The Turkish daily Vatan provided the following details of the aid package. The newspaper reported on Saturday that the United States agreed to provide $4 billion in grants to Ankara.

In addition, the Bush administration pledged to erase Turkey's $4.7 billion debt to Washington. That debt was incurred over the last decade in purchases of aircraft and other platforms.

Another clause in the aid package is for Washington to supply Turkey with new and surplus military platforms. They include aircraft, naval vessels and a range of ground systems.

Vatan also reported that the United States has pledged to obtain $8 billion in loans from the International Monetary Fund. The money will be used to develop southeastern Turkey.

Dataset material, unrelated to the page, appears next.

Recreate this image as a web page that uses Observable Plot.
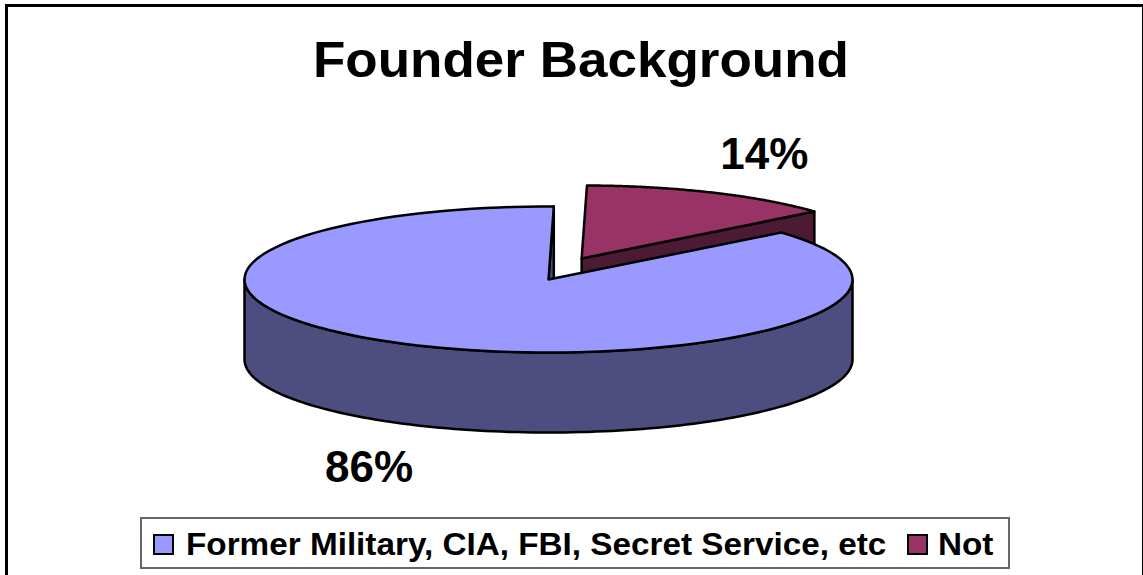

The United States has also agreed help promote Turkish exports. This will include a 50 percent increase in the quota of Turkish textiles to the United States.

Last week, Turkey and the United States agreed on a memorandum of understanding for the arrival of 150 U.S. military personnel to inspect Turkish bases. The United States wants to use at least six Turkish military bases and three sea ports for deployment of up to 90,000 troops in Turkey.

A full agreement for the U.S. troops has not been reached. But the United States hopes to obtain Turkey approval as early as this weekend during the visit by the chairman of the U.S. Joint Chiefs of Staff, Gen. Richard Myers. Turkish sources said Myers had moved up this visit, originally scheduled for Jan. 24.